In the world of SEO, we know that no single change always has the same effect on every website (or even on different pages within a single website!). So, we wanted to know if the correlation between freshness, crawl frequency, and ranking looks the same on publisher websites (that are primarily comprised of article URLs) as it does on e-commerce websites (that are primarily comprised of product and category URLs).
Pictured below is data from a large publisher website. From this, we can see that fresh content gets crawled evenly, but ranks for more keywords. As with any correlation, we have to fill in the gaps with our own hypothesis to explain what’s causing this to happen. So what do we think is happening here?
From our perspective, it makes perfect sense that Google is crawling this publisher site evenly. A trademark of publisher websites is that they’re always publishing new content — the biggest ones publish hundreds of articles every day. The content on publisher websites, particularly news publishers, is also timely. Google knows that they have to crawl these sites often in order to keep their index up-to-date with this constant flow of new content. So while content freshness may not do much for crawl frequency on a publisher website (it’s already crawled frequently as-is), it still has a clear correlation with ranking.

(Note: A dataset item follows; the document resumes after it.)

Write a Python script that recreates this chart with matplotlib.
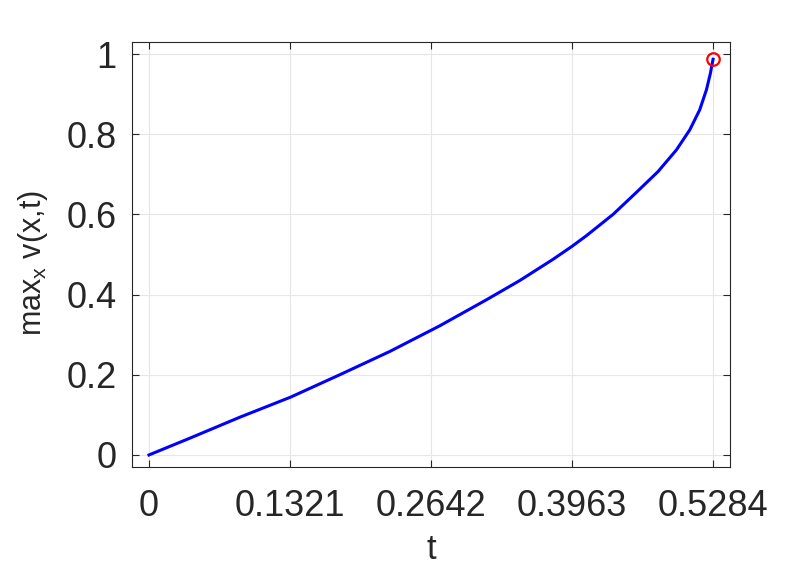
import numpy as np
import matplotlib
matplotlib.use("Agg")
import matplotlib.pyplot as plt

plt.rcParams['font.family'] = ['Liberation Sans', 'DejaVu Sans']
plt.rcParams['mathtext.fontset'] = 'custom'
plt.rcParams['mathtext.rm'] = 'Liberation Sans'

# values
t_vals = [0, 0.0381, 0.0850, 0.1325, 0.1787, 0.2255, 0.2723, 0.3161, 0.3473,
          0.3785, 0.3966, 0.4098, 0.4347, 0.4566, 0.4769, 0.4941, 0.5066,
          0.5159, 0.5222, 0.5259, 0.5275, 0.5284]
v_vals = [0, 0.0416, 0.094, 0.144, 0.200, 0.258, 0.322, 0.387, 0.435,
          0.488, 0.521, 0.547, 0.600, 0.655, 0.707, 0.761, 0.811,
          0.861, 0.911, 0.952, 0.975, 0.987]
x_ticks = [0, 0.1321, 0.2642, 0.3963, 0.5284]
x_tick_labels = ['0', '0.1321', '0.2642', '0.3963', '0.5284']
y_ticks = [0, 0.2, 0.4, 0.6, 0.8, 1.0]
y_tick_labels = ['0', '0.2', '0.4', '0.6', '0.8', '1']

fig = plt.figure(figsize=(8.06, 5.67), dpi=100)
ax = fig.add_axes([0.1638, 0.1764, 0.7419, 0.7495])

dark = '#262626'
ax.plot(t_vals, v_vals, color='#0000ff', linewidth=2.2, zorder=3,
        solid_joinstyle='round')
# blow-up point
ax.plot(t_vals[-1], v_vals[-1], 'o', markerfacecolor='none',
        markeredgecolor='#ff0000', markersize=9, markeredgewidth=1.6, zorder=4)

ax.set_xlim(-0.03 * 0.5284, 1.03 * 0.5284)
ax.set_ylim(-0.03, 1.03)
ax.set_xticks(x_ticks)
ax.set_xticklabels(x_tick_labels)
ax.set_yticks(y_ticks)
ax.set_yticklabels(y_tick_labels)

ax.grid(True, color='#e6e6e6', linewidth=0.8)
ax.set_axisbelow(True)
ax.tick_params(direction='in', length=5, width=0.8, colors=dark,
               labelsize=26, top=True, right=True)
ax.tick_params(axis='x', pad=16)
ax.tick_params(axis='y', pad=11)
for s in ax.spines.values():
    s.set_color(dark)
    s.set_linewidth(0.8)

ax.set_xlabel('t', fontsize=25, color=dark, labelpad=6)
ax.set_ylabel(r'max$_\mathregular{x}$ v(x,t)', fontsize=22, color=dark, labelpad=12)
ax.yaxis.label.set_y(0.48)

fig.savefig('out.png', dpi=100)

Now, what about e-commerce pages?
In the example below, content updates actually correlated with worse rankings!
We wanted to see if this was just an anomaly, or whether another set of e-commerce pages would reveal the same negative correlation.
When we looked at a second group of e-commerce pages, we found a similar pattern. Pages with higher amounts of content changes had fewer average number of keywords ranking.
While we did find plenty of instances where updating content correlated with more keywords ranking and higher ranking positions, we also found instances where changing the content actually correlated with worse rankings.
There are a few things we can learn from this.
Sometimes we get so focused on ranking better in search engines that we forget what we’re doing it for — our audience! Even if updating your content doesn’t always correlate with better keyword rankings, shouldn’t you do it anyway to supply your audience with the most accurate, up-to-date information? We think so.
Why would updating content produce worse rankings on one site and better rankings on another site? There are countless possible reasons for this. In this article, we only looked at the correlation between updating content and crawl/rankings — we didn’t even broach the subject of on-page factors. These results show that it’s likely not just about the content change itself, but about how you change the content.
If you notice a portion of your pages are ranking exceptionally low, it’s a good idea to look at on-page factors like content uniqueness, HTML tags, and more to see if any of those might correlate with your low rankings.
The best way to determine what changes will produce improved rankings (and other SEO KPIs) on your site is to look at your own data. In this article, we showed you one way you can do that, but the options really are endless when you unify all your data. By combining information from your log files, site crawl, Google Search Console, and website analytics, you can start seeing correlations that help you make the smartest decisions about what changes you should make on your site.